Günümüzde özel savaş rejimine muhalefet eden önemli bir kesim HDP çatısı altında mücadele etmektedir. Yıllardır özel savaş rejimi tarafından Türk sol, sosyalist hareketlerini Kürt halkından ve onun örgütlerinden uzak tutan politikaları HDP ve HDK’nin demokratik, özgürlükçü örgütlenme modeliyle aşılmış, Türkiye halklarının ortak çıkarlarında buluşmayla yeni ve daha güçlü bir mevzi elde edilmiştir. Bu yaklaşım özel savaş rejiminin halkların gücünü bölen ve parçalayan politikalarını boşa çıkarmıştır.

Aynı şekilde Kürtleri bölüp parçalamayı temel bir politika haline getiren Türk özel savaş rejiminin bu kirli politikasına karşı, Kürtlerin farklı parti ve örgütsel yapıları HDP içinde buluşarak, başta Kürt sorunu olmak üzere Türkiye halklarının temel sorununu çözmede HDP’yi önemli bir çözüm merkezi haline getirmiştir. HDP bu yönüyle bir yandan Kürtlerin ulusal birliğini pekiştirirken, diğer yandan da özel savaş rejiminin halklara dayattığı tekçi ulus devlet yapılanmasına karşı çoğulculuğu ve halkların kardeşliğini esas alan Demokratik Ulus yapılanmasıyla sadece Türkiye için değil, Ortadoğu ve insanlık için önemli bir çözüm modeli ortaya çıkarmıştır.

Özel savaş rejimi DAİŞ vari bir şiddetle, farklı inanç ve kültürlere karşı saldırıyı temel bir politika haline getirmiştir. Aleviler, Caferiler, Ezidiler, Ermeniler, Museviler, Süryaniler ve Keldaniler yok sayılmakla kalınmamış, dışlanarak sürekli saldırıya maruz bırakılmıştır. Bu yönüyle özel savaş rejiminin İslam’ı siyasallaştıran, tekçi ve mezhepçi politikalarına karşı, HDP’nin Kültürel İslam’ı öne çıkarak, inanç ve kültürel özgürlüğü esas alan alternatif politikasıyla AKP’nin dini tekelinde tutan, inançları birbirine çatıştıran siyasal İslam politikasına dur demiştir.

Özel savaş rejiminin en temel politikalarından biri de elbette eril devlet anlayışının hakim olabilmesi için kadına dönük şiddet ve katliamın AKP-MHP devleti gözetiminde geliştirilmesidir. Kadına dönük istismar ve tecavüzün cezasız kalmasıdır. Kadın kazanımlarına yönelik saldırıların sistemli bir biçimde sürdürülmesidir. Çocuk istismarlarının bir süreklilik kazanmasıdır.

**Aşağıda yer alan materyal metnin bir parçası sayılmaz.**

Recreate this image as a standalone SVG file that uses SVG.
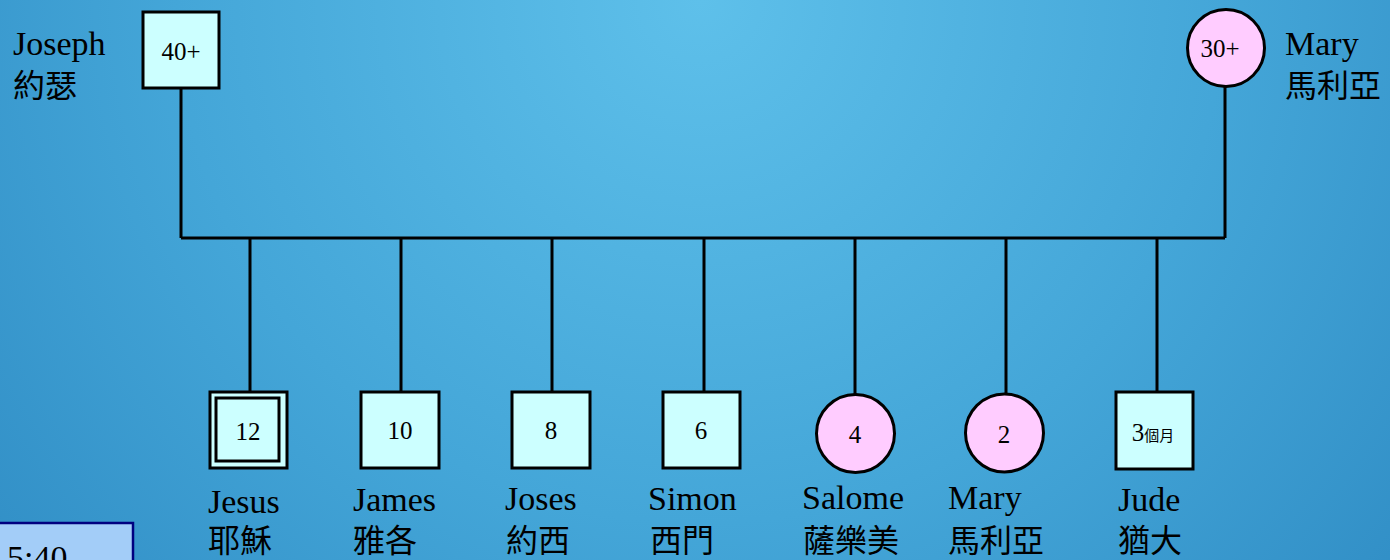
<svg xmlns="http://www.w3.org/2000/svg" width="1390" height="560" viewBox="0 0 1390 560">
<defs>
<radialGradient id="bg" cx="700" cy="0" r="950" gradientUnits="userSpaceOnUse">
<stop offset="0" stop-color="#5ec0ea"/>
<stop offset="0.55" stop-color="#44a6d8"/>
<stop offset="1" stop-color="#2f8cc4"/>
</radialGradient>
<style>
.m{fill:#ccffff;stroke:#000;stroke-width:3}
.f{fill:#ffccff;stroke:#000;stroke-width:3}
.c{stroke:#000;stroke-width:3;fill:none}
.n{font-family:"Liberation Serif","Times New Roman",serif;font-size:25px;fill:#000;text-anchor:middle}
.l{font-family:"Liberation Serif","Times New Roman",serif;font-size:34px;fill:#000}
.z{font-family:"Noto Sans CJK TC","Noto Sans CJK SC",sans-serif;font-size:32px;fill:#000}
</style>
</defs>
<rect width="1390" height="560" fill="url(#bg)"/>
<g id="connectors">
<path class="c" d="M181 88V238M1225 86V238M181 238H1225"/>
<path class="c" d="M250 238V392M401 238V392M552 238V392M704 238V392M855 238V395M1006 238V395M1157 238V392"/>
</g>
<g id="joseph">
<rect class="m" x="143" y="12" width="76" height="76"/>
<text class="n" x="181" y="60">40+</text>
<text class="l" x="13" y="55">Joseph</text>
<text class="z" x="13" y="97">約瑟</text>
</g>
<g id="mary-mother">
<circle class="f" cx="1226" cy="48" r="38.5"/>
<text class="n" x="1220" y="57">30+</text>
<text class="l" x="1285" y="55">Mary</text>
<text class="z" x="1285" y="97">馬利亞</text>
</g>
<g id="jesus">
<rect class="m" x="210" y="392" width="77" height="76"/>
<rect class="c" x="216" y="398" width="63" height="63"/>
<text class="n" x="248" y="440">12</text>
<text class="l" x="208" y="513">Jesus</text>
<text class="z" x="208" y="552">耶穌</text>
</g>
<g id="james">
<rect class="m" x="361" y="392" width="78" height="76"/>
<text class="n" x="400" y="439">10</text>
<text class="l" x="353" y="511">James</text>
<text class="z" x="353" y="552">雅各</text>
</g>
<g id="joses">
<rect class="m" x="512" y="392" width="78" height="76"/>
<text class="n" x="551" y="439">8</text>
<text class="l" x="505" y="510">Joses</text>
<text class="z" x="506" y="552">約西</text>
</g>
<g id="simon">
<rect class="m" x="663" y="392" width="77" height="76"/>
<text class="n" x="701" y="439">6</text>
<text class="l" x="648" y="510">Simon</text>
<text class="z" x="650" y="552">西門</text>
</g>
<g id="salome">
<circle class="f" cx="855.5" cy="433.5" r="39"/>
<text class="n" x="855" y="443">4</text>
<text class="l" x="802" y="509">Salome</text>
<text class="z" x="803" y="552">薩樂美</text>
</g>
<g id="mary-daughter">
<circle class="f" cx="1004.5" cy="433" r="39"/>
<text class="n" x="1004" y="443">2</text>
<text class="l" x="948" y="509">Mary</text>
<text class="z" x="948" y="552">馬利亞</text>
</g>
<g id="jude">
<rect class="m" x="1116" y="392" width="77" height="77"/>
<text class="n" x="1153" y="441">3<tspan font-family="'Noto Sans CJK TC',sans-serif" font-size="15">個月</tspan></text>
<text class="l" x="1118" y="511">Jude</text>
<text class="z" x="1118" y="552">猶大</text>
</g>
<g id="ref-box">
<rect x="-2" y="523" width="135" height="50" fill="#a3cdf8" stroke="#000080" stroke-width="2.5"/>
<text class="l" x="7" y="569">5:40</text>
</g>
</svg>
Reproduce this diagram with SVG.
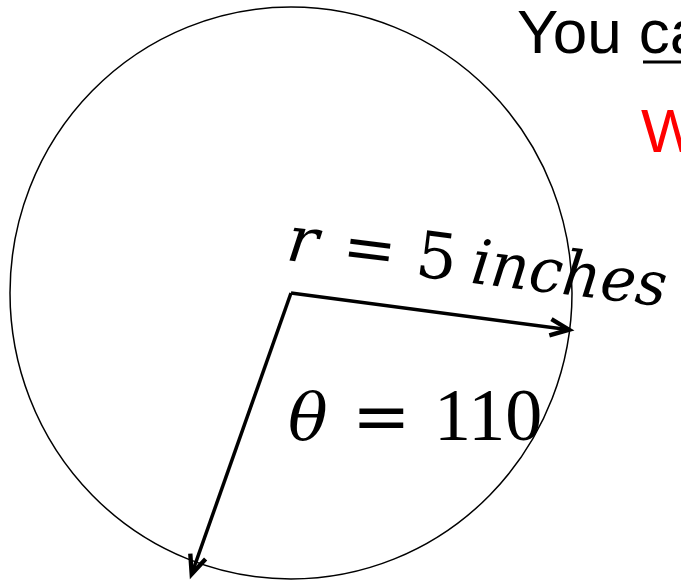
<svg xmlns="http://www.w3.org/2000/svg" width="681" height="581" viewBox="0 0 681 581">
<style>
.sans{font-family:"Liberation Sans",Arial,sans-serif;font-size:62px}
.math{font-family:"DejaVu Serif","Liberation Serif",serif;fill:#000}
.num{font-family:"Liberation Serif","DejaVu Serif",serif;fill:#000}
.arr{stroke:#000;stroke-width:3.5;fill:none}
</style>
<defs>
<marker id="head" markerUnits="userSpaceOnUse" markerWidth="30" markerHeight="30" refX="0" refY="0" viewBox="-20 -12 24 24" orient="auto" overflow="visible">
<path d="M-15,-6.5 L0,0 L-15,6.5" fill="none" stroke="#000" stroke-width="3.5" stroke-linejoin="miter"/>
</marker>
</defs>
<rect width="681" height="581" fill="#fff"/>
<g id="circle">
<ellipse cx="291" cy="293" rx="281" ry="286" fill="none" stroke="#000" stroke-width="1.5"/>
</g>
<g id="connectors">
<line class="arr" x1="291" y1="293" x2="569" y2="329.7" marker-end="url(#head)"/>
<line class="arr" x1="291" y1="293" x2="191.7" y2="574" marker-end="url(#head)"/>
</g>
<g id="radius-label" transform="translate(285,260) rotate(7)">
<text class="math" font-size="64" y="0"><tspan x="0" font-style="italic">r</tspan><tspan x="56">=</tspan><tspan x="130">5</tspan><tspan x="186" font-style="italic" font-size="62" textLength="196" lengthAdjust="spacingAndGlyphs">inches</tspan></text>
</g>
<g id="angle-label">
<text class="num" font-size="74" y="440"><tspan x="288" font-style="italic" font-family="'DejaVu Serif',serif" font-size="66">θ</tspan><tspan x="352" font-family="'DejaVu Serif',serif" font-size="70">=</tspan><tspan x="434">110</tspan></text>
</g>
<g id="top-text">
<text class="sans" x="517" y="53" fill="#000">You ca</text>
<line x1="643" y1="62" x2="681" y2="62" stroke="#000" stroke-width="3"/>
<text class="sans" x="641" y="152" fill="#ff0000">W</text>
</g>
</svg>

Özel savaş rejiminin kadın kırım politikalarına karşı, kadın özgürlüğünü esas alan HDP, kadının her düzeyde ifade ve temsilini gözeten Kadın Özgürlükçü politikasıyla bir kadın partisi ve kadının mücadele mevzisi haline gelmiştir.

Hiyerarşik olan bu eril sistemden en çok acı çekenlerden biri de gençlik olmuştur. Söz ve ifade hakkı elinden alınmış olan, siyasette temsil hakkı yok denecek kadar az olan, emeği ve fiziğiyle derin bir sömürüye tutulan gençlik, özel savaş rejiminin kirli politikalarına en çok alet edilen kesim olmaktadır. Gençliğin özgürlük ve demokrasi istemlerine karşı özel savaş rejimi tarafından örülen işsizlik, uyuşturucu ve fuhuş tuzakları ile gençlik kendi geleceğini kurmada söz ve karar hakkından uzaklaştırılmıştır. İşte HDP özgürlük ve demokrasinin en dinamik, en temel gücü olan gençliğe biçtiği öncülük misyonuyla, en geniş örgütlenmelerine olanak vermekle birlikte, söz, karar ve yetkiyi kadın ve gençliğe bırakmıştır.

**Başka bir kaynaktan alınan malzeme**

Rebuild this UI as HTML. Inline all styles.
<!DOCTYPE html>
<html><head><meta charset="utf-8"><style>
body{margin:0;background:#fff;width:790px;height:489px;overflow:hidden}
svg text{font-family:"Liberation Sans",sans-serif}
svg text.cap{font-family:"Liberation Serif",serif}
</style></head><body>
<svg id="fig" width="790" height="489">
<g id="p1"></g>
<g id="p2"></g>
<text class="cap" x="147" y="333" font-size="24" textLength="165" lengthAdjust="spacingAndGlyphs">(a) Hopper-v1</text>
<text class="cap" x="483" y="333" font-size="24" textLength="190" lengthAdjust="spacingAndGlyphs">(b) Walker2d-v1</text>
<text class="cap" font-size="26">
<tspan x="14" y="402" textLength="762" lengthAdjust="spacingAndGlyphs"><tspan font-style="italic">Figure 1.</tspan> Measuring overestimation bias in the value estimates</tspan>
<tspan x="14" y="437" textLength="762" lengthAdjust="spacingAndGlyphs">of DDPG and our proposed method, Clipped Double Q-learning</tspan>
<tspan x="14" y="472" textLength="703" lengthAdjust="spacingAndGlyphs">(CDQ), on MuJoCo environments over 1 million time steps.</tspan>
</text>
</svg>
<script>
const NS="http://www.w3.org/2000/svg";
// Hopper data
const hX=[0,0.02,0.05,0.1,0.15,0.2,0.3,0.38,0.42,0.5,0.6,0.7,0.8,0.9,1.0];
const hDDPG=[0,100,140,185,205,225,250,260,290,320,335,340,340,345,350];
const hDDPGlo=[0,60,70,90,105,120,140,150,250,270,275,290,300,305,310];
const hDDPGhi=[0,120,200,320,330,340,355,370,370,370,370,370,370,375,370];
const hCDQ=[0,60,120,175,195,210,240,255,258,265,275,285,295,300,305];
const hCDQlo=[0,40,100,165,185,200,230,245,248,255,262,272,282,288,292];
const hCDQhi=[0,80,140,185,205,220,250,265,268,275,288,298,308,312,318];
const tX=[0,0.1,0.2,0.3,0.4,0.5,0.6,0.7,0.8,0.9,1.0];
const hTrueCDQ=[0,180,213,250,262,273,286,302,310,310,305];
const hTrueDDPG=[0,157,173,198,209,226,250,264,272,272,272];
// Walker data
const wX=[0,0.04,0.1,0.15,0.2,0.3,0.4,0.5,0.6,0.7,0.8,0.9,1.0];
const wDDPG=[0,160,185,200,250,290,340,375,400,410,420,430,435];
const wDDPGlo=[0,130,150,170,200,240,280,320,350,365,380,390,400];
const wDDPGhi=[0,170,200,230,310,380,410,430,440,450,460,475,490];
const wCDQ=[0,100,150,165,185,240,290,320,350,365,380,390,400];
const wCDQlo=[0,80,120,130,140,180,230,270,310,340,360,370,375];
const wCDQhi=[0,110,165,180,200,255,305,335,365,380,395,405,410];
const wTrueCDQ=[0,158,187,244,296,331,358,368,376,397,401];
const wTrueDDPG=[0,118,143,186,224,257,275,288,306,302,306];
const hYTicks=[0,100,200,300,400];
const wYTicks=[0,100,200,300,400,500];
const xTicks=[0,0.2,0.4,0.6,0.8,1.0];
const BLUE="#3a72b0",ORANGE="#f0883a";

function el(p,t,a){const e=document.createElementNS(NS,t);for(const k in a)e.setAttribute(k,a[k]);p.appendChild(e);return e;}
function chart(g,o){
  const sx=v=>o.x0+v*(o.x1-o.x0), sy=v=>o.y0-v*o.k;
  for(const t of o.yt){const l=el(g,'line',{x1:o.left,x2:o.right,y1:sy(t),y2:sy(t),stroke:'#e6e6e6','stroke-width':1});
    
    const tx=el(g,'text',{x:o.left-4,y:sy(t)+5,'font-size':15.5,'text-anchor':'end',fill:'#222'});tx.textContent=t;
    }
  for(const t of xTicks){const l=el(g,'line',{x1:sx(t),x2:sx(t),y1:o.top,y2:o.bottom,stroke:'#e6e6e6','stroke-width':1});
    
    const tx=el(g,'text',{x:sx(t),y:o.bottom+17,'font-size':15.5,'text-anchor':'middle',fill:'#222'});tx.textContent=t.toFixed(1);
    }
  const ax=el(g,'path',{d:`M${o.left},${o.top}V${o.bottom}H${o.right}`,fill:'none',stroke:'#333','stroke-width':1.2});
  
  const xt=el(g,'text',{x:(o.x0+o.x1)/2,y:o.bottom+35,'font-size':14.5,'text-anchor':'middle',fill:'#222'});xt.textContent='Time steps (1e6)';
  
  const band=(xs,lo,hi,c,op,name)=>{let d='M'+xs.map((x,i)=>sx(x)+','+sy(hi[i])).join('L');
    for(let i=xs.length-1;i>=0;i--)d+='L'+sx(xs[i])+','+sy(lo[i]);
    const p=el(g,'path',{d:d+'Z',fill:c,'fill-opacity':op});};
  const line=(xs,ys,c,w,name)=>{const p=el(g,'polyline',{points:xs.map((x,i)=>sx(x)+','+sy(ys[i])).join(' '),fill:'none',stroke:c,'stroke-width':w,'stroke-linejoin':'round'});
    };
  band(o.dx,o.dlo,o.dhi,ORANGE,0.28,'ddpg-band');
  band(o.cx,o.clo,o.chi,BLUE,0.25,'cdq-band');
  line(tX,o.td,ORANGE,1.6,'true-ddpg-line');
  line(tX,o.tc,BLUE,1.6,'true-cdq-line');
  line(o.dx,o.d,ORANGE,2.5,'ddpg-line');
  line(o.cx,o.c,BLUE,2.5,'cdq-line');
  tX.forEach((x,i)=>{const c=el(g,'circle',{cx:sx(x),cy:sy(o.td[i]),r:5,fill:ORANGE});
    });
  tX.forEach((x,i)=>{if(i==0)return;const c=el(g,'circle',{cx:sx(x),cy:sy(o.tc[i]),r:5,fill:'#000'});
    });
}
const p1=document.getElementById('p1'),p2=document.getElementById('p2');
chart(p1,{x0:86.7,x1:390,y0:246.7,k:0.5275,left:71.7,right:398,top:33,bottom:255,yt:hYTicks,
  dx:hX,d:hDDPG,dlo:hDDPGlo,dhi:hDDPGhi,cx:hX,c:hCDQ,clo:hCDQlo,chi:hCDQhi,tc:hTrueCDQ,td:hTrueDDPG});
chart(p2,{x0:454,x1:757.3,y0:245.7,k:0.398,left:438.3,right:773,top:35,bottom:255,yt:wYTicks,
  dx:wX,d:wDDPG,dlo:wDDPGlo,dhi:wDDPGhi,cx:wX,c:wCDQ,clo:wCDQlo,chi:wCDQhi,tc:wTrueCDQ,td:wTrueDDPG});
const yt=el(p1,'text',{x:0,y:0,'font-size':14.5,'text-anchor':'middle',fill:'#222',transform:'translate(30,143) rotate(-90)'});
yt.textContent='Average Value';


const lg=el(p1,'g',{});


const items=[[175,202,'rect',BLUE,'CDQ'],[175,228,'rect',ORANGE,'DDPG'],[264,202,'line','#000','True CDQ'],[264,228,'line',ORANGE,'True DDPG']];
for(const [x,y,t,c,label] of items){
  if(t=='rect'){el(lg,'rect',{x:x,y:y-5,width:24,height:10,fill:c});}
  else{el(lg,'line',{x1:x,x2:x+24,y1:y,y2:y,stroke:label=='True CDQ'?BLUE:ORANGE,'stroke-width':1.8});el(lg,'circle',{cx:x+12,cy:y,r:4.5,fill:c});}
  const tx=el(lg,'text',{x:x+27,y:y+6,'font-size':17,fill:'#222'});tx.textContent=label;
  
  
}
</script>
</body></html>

Özel savaş rejimi önemli bir rant alanı haline getirdiği doğamızı, doğal varlıklarımız ve yaşamımızı metalaştırarak sömürüp kirleten, endüstriyel üretim anlayışıyla gıdalarımızı zehirleyen, mega kentlerle her tarafı betonlaştırarak yaşamımızı topraksızlaştıran ve nihayetinde önü alınamaz korona virüsü gibi hastalıklarla toplumumuzu ve doğamızı tehdit eder konuma gelmiştir. Bugün çiftçilik bitirilmiş durumdadır. Temiz  sularımız HES’ler, JES’ler ve barajlarla kirletilmiştir. Nükleerle santraller, endüstriyel üretim ve kimyasal gazlarla havamız solunamaz duruma getirilmiştir. Maden ocakları ve özellikle de siyanürlü altın arama teknikleriyle toprağımız çoraklaştırılmış, yaşam nefesimiz olan ormanlarımız  bitirilmiştir.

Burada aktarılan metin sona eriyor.